The governor said although the “gross” NPLs of the banks stood at Rs250 billion or 24 per cent of the entire advances, the “net” NPLs were Rs110 billion or 11 per cent of the total advances. But the quality of new advances in the recent months had considerably improved as was reflected by the “lower net NPLs, including those of nationalized banks, than overall international average.”
He stated the central bank had put through a series of reforms to weed out inefficient banks that do not come up to the expectations of depositors. He said the central bank had given two years to banks to double their paid-up capital to Rs1 billion from current Rs500 million. Those banks that do not fulfil the requirement would be forced to wind up. “Moreover, the banks have been asked to obtain their credit ratings so that depositors could know the risks that are associated with a particular bank.”
Furthermore, Dr Hussain said, “the majority shareholders, even if they own 100 per cent shareholding will not be allowed to have more than 25 per cent directors on the board. The step has been taken to promote strong corporate governance. Besides, we’ve also laid down criteria for selection of directors and chief executive of the banks.”
The governor said the audit firms which look after accounts of the banks have also been “screened” and two of the five big firms are barred from auditing the accounts of banks. The big five also do a lot of connivance, he added.
He also mentioned steps taken by the central bank to encourage banks to train human resource and promote online banking. He said a lot of progress had been made in two years in this direction as by 2004 most banks would be having online and automated banking.

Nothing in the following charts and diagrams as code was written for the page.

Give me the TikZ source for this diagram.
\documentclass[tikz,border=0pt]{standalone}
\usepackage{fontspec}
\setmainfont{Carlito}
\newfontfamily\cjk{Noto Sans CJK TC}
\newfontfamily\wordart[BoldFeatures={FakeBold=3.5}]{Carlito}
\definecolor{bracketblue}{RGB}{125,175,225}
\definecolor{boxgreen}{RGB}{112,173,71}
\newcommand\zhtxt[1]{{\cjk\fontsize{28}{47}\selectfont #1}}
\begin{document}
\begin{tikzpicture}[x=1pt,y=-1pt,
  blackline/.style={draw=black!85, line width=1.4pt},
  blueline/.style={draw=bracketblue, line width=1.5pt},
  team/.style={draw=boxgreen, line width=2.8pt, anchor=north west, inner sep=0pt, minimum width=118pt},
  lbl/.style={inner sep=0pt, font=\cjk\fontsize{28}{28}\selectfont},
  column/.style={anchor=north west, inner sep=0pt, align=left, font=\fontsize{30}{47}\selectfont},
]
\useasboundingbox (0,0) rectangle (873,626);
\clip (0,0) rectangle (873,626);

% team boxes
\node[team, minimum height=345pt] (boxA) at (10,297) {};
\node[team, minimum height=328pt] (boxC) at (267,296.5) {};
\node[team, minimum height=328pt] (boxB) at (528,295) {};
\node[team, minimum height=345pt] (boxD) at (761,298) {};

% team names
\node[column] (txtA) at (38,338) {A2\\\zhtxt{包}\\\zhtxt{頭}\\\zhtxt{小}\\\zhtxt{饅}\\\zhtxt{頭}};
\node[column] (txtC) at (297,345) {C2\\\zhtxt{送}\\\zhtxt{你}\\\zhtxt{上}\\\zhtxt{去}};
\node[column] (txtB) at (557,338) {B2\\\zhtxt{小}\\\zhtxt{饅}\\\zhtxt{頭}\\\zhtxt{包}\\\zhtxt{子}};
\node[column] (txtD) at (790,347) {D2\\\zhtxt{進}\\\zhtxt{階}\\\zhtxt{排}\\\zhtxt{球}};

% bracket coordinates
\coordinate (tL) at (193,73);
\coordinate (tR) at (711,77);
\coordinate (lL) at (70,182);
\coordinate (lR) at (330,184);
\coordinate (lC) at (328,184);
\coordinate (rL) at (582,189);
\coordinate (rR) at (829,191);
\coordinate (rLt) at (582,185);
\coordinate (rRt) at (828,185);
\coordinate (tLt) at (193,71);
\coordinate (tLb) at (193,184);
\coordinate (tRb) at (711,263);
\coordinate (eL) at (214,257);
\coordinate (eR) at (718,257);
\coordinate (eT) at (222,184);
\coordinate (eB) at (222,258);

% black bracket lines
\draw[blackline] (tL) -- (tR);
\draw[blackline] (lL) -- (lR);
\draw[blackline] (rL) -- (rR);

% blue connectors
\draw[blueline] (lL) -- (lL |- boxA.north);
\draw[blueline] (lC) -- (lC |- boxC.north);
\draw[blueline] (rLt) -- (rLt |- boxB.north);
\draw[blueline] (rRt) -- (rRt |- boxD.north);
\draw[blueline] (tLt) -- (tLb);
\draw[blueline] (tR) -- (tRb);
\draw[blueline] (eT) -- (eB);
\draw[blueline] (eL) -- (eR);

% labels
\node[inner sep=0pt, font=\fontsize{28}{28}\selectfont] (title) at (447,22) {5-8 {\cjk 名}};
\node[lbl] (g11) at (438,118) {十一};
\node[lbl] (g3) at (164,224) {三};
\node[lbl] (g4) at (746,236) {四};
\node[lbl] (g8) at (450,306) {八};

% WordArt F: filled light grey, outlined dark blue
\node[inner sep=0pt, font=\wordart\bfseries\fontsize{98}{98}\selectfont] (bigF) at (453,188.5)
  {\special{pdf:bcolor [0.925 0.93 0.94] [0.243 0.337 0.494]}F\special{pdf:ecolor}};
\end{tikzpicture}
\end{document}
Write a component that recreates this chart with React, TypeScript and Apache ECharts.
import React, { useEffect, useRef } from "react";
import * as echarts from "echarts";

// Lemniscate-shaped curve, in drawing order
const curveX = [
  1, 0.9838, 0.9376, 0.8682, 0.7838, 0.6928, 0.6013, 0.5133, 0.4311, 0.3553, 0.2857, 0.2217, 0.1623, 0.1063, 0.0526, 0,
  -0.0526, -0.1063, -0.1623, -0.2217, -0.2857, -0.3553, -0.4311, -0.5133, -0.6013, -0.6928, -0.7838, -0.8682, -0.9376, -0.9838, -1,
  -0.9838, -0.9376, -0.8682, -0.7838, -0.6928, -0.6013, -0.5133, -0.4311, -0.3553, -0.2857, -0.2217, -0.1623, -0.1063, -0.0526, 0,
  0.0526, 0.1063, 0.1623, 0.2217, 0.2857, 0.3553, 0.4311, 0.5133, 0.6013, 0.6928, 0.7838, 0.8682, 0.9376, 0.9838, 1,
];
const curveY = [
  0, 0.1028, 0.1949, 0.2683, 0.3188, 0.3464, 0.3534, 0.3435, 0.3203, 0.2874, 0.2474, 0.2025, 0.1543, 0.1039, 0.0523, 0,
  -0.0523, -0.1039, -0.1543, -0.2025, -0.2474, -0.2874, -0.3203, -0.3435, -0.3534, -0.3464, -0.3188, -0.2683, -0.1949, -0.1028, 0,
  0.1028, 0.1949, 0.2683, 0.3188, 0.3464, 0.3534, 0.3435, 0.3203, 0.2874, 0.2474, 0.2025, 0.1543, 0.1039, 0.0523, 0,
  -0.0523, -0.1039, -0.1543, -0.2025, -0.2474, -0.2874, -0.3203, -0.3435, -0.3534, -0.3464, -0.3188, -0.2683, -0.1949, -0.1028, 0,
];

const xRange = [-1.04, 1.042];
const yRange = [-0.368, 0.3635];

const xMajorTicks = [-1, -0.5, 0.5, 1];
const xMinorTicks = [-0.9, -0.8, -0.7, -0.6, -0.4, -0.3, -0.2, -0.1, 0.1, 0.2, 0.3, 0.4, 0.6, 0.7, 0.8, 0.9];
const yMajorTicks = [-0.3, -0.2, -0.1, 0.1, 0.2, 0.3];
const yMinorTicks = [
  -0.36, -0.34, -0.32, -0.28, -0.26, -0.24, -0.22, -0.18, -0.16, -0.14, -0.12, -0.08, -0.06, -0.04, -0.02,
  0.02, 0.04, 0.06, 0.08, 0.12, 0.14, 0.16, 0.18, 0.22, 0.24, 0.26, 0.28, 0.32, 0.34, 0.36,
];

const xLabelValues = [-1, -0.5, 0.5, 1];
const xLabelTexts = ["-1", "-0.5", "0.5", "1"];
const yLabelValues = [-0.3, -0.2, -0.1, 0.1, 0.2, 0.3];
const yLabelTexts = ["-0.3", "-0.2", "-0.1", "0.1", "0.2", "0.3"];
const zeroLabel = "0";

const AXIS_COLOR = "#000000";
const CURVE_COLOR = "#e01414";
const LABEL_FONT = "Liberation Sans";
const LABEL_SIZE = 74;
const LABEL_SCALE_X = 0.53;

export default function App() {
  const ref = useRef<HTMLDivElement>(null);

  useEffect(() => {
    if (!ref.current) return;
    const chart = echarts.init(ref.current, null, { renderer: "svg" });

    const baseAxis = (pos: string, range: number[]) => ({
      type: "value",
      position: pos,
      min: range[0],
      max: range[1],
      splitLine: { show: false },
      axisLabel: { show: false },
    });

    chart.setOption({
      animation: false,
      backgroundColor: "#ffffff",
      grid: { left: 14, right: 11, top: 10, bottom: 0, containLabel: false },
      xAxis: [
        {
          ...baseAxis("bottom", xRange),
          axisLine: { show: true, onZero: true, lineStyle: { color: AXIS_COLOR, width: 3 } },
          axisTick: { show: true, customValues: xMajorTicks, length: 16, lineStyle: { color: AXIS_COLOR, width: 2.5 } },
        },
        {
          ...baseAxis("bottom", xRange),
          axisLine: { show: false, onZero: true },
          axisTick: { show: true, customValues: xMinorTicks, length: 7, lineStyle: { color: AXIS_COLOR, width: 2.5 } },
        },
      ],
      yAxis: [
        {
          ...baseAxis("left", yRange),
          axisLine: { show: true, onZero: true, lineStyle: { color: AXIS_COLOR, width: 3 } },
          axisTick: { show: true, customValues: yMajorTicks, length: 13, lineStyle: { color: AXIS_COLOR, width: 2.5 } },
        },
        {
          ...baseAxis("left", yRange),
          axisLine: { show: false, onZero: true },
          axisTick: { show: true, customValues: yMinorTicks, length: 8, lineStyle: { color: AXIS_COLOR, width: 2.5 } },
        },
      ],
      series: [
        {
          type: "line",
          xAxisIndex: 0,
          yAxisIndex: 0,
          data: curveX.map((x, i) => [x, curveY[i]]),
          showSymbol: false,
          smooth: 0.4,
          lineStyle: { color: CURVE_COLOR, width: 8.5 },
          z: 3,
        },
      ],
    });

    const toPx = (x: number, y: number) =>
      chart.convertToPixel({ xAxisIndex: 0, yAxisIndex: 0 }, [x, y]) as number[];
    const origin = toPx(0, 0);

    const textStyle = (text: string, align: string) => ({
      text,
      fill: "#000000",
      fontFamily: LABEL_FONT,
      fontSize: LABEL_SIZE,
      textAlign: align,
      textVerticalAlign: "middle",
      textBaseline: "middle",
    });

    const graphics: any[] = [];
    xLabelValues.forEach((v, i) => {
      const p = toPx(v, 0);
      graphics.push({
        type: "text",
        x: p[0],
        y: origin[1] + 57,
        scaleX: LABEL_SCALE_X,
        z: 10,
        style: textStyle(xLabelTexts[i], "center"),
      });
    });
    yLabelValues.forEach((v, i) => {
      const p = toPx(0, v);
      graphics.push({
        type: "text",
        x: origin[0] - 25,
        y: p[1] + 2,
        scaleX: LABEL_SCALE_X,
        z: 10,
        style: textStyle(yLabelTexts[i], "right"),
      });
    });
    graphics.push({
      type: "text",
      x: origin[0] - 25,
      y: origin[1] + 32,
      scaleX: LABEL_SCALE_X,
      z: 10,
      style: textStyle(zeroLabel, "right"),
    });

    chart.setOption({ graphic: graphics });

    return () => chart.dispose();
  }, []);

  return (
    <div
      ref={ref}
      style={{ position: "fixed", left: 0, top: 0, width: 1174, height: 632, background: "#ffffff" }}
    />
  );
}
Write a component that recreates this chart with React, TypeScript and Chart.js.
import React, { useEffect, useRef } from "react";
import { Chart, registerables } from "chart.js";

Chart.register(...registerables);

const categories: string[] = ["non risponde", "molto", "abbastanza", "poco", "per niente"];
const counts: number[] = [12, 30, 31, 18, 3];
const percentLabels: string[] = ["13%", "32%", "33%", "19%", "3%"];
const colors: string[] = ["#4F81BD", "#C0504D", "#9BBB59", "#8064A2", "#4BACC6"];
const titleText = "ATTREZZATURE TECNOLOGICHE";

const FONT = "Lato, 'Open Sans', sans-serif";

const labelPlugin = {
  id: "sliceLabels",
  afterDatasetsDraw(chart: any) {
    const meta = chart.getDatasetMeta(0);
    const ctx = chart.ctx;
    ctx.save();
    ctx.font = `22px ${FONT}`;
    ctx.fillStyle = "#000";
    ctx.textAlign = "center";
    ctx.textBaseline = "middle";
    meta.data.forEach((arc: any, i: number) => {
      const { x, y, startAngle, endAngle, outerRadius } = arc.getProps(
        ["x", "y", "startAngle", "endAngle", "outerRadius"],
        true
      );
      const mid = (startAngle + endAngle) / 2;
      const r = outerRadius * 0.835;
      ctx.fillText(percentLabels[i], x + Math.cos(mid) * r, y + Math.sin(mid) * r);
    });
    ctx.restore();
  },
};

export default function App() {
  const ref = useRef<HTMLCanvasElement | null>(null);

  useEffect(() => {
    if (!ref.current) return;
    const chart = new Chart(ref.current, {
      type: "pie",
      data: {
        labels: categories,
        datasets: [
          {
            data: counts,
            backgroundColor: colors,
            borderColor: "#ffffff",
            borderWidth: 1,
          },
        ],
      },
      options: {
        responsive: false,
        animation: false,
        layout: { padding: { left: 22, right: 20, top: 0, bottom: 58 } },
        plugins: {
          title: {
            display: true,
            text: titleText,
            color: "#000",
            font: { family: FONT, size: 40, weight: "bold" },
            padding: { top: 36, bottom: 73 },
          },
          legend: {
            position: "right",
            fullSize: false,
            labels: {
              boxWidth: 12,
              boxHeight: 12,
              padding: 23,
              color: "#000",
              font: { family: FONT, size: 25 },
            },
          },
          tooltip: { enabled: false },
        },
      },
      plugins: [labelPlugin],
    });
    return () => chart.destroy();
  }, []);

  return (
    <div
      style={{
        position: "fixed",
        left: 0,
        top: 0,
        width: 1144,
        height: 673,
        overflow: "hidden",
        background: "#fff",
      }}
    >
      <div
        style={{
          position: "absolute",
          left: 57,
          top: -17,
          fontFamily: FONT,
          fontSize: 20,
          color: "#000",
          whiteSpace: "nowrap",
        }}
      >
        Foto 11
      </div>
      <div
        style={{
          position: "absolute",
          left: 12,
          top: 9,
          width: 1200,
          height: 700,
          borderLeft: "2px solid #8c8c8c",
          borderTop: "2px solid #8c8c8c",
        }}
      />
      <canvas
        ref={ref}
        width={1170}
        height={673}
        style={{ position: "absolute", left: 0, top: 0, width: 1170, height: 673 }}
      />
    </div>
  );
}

Dr Hussain also gave detail of the measures taken to encourage financing for SMEs and agriculture sector. He said the commercial banks had raised credit for the agriculture sector by 24pc during the last fiscal year from the previous year and set higher targets for the current year. “We have redesigned the agriculture credit scheme.”
Speaking about privatization of the financial institutions, he said UBL will be out of door in a week and HBL by end October. By December this year, the financial assets under the public sector, he said, would reduce to just 20pc and the remaining would be in the hands of the private sector. He stated it would promote competition in the banking sector and make them efficient.